Adoption Timeline & Challenges

While 6G standardization targets 2028-2030, two colossal mountains block the path:

1. The Thermodynamic Curse: Running 1024 high-frequency antennas simultaneously generates crippling heat. Without revolutionary dissipation, the chips will literally cook themselves. Future base stations might require micro-liquid cooling.

2. Power Consumption Monsters: Sustaining these massive arrays demands significantly more electricity than 5G, directly clashing with global ESG (Environmental, Social, and Governance) carbon-reduction mandates. Using AI to dynamically power down idle antenna elements is currently a massive area of R&D.

Risks and Alternatives

Investors must be wary of "over-engineering." Not every application requires 6G. For basic IoT (like smart water meters), Low Power Wide Area Networks (LPWAN) or existing 4G are more than sufficient. The exorbitant capital expenditure required for 6G infrastructure might deter telecom operators, potentially restricting early 6G rollouts to high-value enterprise (B2B) campuses or aerospace/defense sectors.

Future Outlook & Investment Perspective

The leap from 5G to 6G is fundamentally a test of humanity's absolute limit in controlling electromagnetic waves.

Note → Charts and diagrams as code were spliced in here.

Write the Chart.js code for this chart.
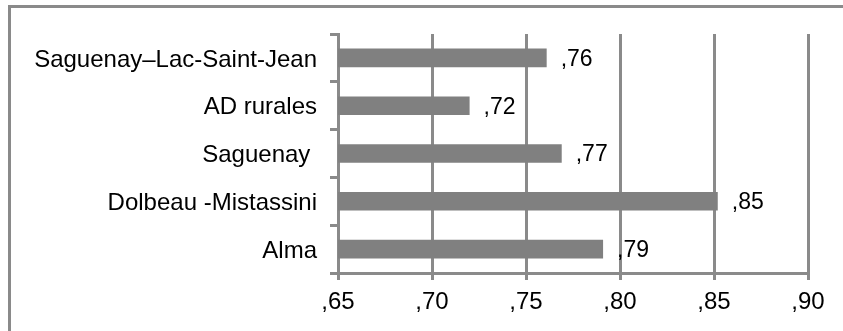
<!DOCTYPE html>
<html>
<head>
<meta charset="utf-8">
<script src="https://cdn.jsdelivr.net/npm/chart.js@4/dist/chart.umd.min.js"></script>
<style>
  html, body { margin: 0; padding: 0; background: #fff; overflow: hidden; }
  #wrap { position: relative; width: 843px; height: 331px; overflow: hidden; }
  #frame { position: absolute; left: 8px; top: 5px; width: 900px; height: 400px; border: 3px solid #8a8a8a; box-sizing: border-box; }
  #c { position: absolute; left: 0; top: 0; }
</style>
</head>
<body>
<div id="wrap">
  <div id="frame"></div>
  <canvas id="c" width="843" height="331"></canvas>
</div>
<script>
const categories = ["Saguenay\u2013Lac-Saint-Jean", "AD rurales", "Saguenay ", "Dolbeau -Mistassini", "Alma"];
const values = [0.761, 0.720, 0.769, 0.852, 0.791];
const valueLabels = [",76", ",72", ",77", ",85", ",79"];
const xTicks = [",65", ",70", ",75", ",80", ",85", ",90"];

const GRAY = '#8a8a8a';
const FONT = { family: "'Liberation Sans', Arial, sans-serif", size: 24 };

const valueLabelPlugin = {
  id: 'valueLabels',
  afterDatasetsDraw(chart) {
    const ctx = chart.ctx;
    const meta = chart.getDatasetMeta(0);
    ctx.save();
    ctx.font = "23px 'Liberation Sans', Arial, sans-serif";
    ctx.fillStyle = '#000';
    ctx.textAlign = 'left';
    ctx.textBaseline = 'middle';
    meta.data.forEach((bar, i) => {
      ctx.fillText(valueLabels[i], bar.x + 14, bar.y + 1.5);
    });
    ctx.restore();
  }
};

new Chart(document.getElementById('c'), {
  type: 'bar',
  data: {
    labels: categories,
    datasets: [{
      data: values,
      backgroundColor: '#808080',
      borderWidth: 0,
      categoryPercentage: 1,
      barPercentage: 0.39
    }]
  },
  options: {
    indexAxis: 'y',
    responsive: false,
    animation: false,
    devicePixelRatio: 1,
    layout: { padding: { top: 34, right: 35, bottom: 0, left: 0 } },
    plugins: { legend: { display: false }, tooltip: { enabled: false } },
    scales: {
      x: {
        min: 0.65, max: 0.90,
        afterFit(scale) { scale.height = 58; },
        afterBuildTicks(scale) {
          scale.ticks = xTicks.map((t, i) => ({ value: 0.65 + 0.05 * i }));
        },
        ticks: {
          color: '#000', font: FONT, padding: 8, maxRotation: 0, autoSkip: false,
          callback: (v, i) => xTicks[i]
        },
        grid: { color: GRAY, lineWidth: 3, tickLength: 7, drawTicks: true },
        border: { display: true, color: GRAY, width: 3 }
      },
      y: {
        afterFit(scale) { scale.width = 338; },
        ticks: { color: '#000', font: FONT, padding: 13, labelOffset: 2, autoSkip: false },
        grid: { color: GRAY, lineWidth: 3, tickLength: 8, drawOnChartArea: false, drawTicks: true, offset: true },
        border: { display: true, color: GRAY, width: 3 }
      }
    }
  },
  plugins: [valueLabelPlugin]
});
</script>
</body>
</html>
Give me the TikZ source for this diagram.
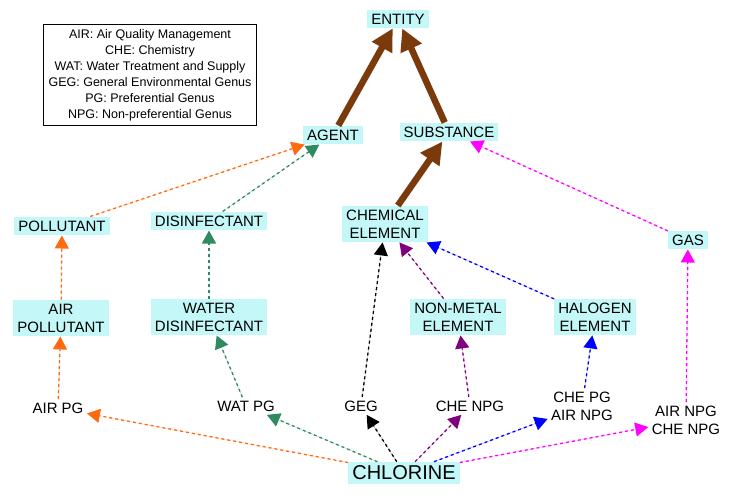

Investors with deep foresight should look past the marketing hype. The future of telecommunications is essentially an extension of "Advanced Semiconductor Manufacturing" and "Novel Materials Science." Rather than chasing generic "6G concept" assembly stocks, smart money is locking onto the oligopolies solving the hardest physical problems: the companies preventing "high-frequency signal loss" (like advanced CCL substrate makers) and those solving the "extreme thermal bottleneck" (advanced packaging and thermal management modules). In a gold rush, those selling the pickaxes (underlying materials and packaging) always outlast the prospectors.